Tuesday, January 6, 2026

Homemade Meatballs and Gravy


 Prep Time: 20 minutes | Cook Time: 25 minutes | Total Time: 45 minutes

Servings: 4-6

Ingredients

For the Meatballs:

  • ½ pound (225g) ground beef

  • ½ pound (225g) ground pork

  • ½ pound (225g) ground veal

  • ½ cup (50g) plain breadcrumbs

  • ¼ cup finely chopped yellow onion

  • 2 cloves garlic, minced

  • 1 large egg

  • ¼ cup (60ml) milk

  • 1 teaspoon kosher salt

  • ½ teaspoon black pepper

  • ½ teaspoon dried oregano

  • ¼ teaspoon red pepper flakes (optional)

For the Gravy:

  • 2 tablespoons unsalted butter

  • 2 tablespoons all-purpose flour

  • 2 cups (480ml) beef or chicken broth

  • ½ cup (120ml) heavy cream

  • 1 teaspoon Worcestershire sauce

  • Salt and black pepper, to taste

  • Fresh parsley, chopped (for garnish)

Instructions

  1. Make the Meatball Mixture: In a small bowl, whisk together the milk and egg. In a large bowl, combine the ground meats, breadcrumbs, onion, garlic, salt, pepper, oregano, and red pepper flakes (if using). Pour the milk mixture over the top. Using your hands or a fork, gently mix until just combined—do not overmix.
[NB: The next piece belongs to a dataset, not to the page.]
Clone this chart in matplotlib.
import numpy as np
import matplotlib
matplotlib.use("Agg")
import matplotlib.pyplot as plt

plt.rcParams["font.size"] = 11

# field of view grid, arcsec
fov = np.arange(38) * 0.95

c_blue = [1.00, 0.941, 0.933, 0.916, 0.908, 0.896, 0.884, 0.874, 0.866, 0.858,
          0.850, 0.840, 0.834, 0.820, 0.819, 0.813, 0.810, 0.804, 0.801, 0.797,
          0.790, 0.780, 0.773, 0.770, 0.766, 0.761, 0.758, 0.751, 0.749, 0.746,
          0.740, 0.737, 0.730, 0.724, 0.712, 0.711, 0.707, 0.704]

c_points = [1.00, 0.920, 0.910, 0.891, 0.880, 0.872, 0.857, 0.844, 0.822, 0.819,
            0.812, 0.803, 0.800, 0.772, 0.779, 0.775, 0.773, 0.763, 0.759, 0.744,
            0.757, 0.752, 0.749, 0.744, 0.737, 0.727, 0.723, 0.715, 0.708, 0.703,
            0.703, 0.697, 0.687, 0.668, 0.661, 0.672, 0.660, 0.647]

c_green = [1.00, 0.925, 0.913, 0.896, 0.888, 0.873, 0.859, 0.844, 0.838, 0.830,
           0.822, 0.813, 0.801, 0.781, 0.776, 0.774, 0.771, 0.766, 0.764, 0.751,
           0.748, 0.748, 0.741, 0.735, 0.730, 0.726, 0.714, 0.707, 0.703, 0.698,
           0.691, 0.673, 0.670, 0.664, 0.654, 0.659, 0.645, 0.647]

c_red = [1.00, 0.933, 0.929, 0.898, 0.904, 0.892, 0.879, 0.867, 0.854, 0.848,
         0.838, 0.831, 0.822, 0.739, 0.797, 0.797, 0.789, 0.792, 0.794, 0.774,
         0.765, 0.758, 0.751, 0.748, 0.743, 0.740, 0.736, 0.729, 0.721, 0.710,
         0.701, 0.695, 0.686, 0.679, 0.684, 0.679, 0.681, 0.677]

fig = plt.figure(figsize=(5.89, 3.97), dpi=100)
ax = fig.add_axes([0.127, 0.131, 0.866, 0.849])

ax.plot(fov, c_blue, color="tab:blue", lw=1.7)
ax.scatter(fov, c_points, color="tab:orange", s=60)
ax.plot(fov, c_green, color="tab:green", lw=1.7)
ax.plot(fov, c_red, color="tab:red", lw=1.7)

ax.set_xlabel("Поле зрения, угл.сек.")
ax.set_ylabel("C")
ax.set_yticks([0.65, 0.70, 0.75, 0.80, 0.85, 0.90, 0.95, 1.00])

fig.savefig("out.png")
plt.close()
  2. Form & Brown the Meatballs: With damp hands, shape the mixture into 1½-inch meatballs. Heat 1 tablespoon of oil in a large skillet or Dutch oven over medium heat. Working in batches to avoid crowding, brown the meatballs on all sides, about 6-8 minutes total. They do not need to be cooked through. Transfer to a plate and set aside.

  3. Make the Roux: In the same skillet, melt the butter over medium heat. Sprinkle in the flour and whisk constantly for 1-2 minutes until the mixture (the roux) turns a light golden brown.

  4. Create the Gravy: Gradually pour in the broth while whisking continuously to prevent lumps. Bring to a gentle simmer, then whisk in the heavy cream and Worcestershire sauce. Continue to cook, stirring often, until the gravy thickens enough to coat the back of a spoon, about 3-5 minutes. Season with salt and pepper.

  5. Simmer Together: Carefully return the meatballs and any accumulated juices to the skillet, nestling them into the gravy. Reduce heat to low, cover, and simmer for 10-12 minutes, or until the meatballs are cooked through.

  6. Serve: Garnish with chopped fresh parsley. Serve immediately over mashed potatoes, buttered noodles, or rice.

Tips & Variations

  • For Tender Meatballs: Handle the mixture gently and avoid overmixing. Using a combination of meats (beef, pork, veal) naturally creates a more tender and flavorful result.

  • Make Ahead: Form and brown the meatballs in advance. Store them covered in the fridge for up to a day. Reheat gently in the freshly made gravy before serving.

  • No Veal? Use a total of 1 pound of beef and ½ pound of pork, or use all beef (1½ lbs).

  • For a Lighter Gravy: Substitute half-and-half for the heavy cream, though the gravy will be slightly less rich.

  • Flavor Boost: Add a splash of red wine to the skillet after browning the meatballs and let it reduce before making the roux.

Storage: Store leftovers in an airtight container in the refrigerator for up to 3 days. Reheat gently on the stovetop with a splash of broth to loosen the gravy.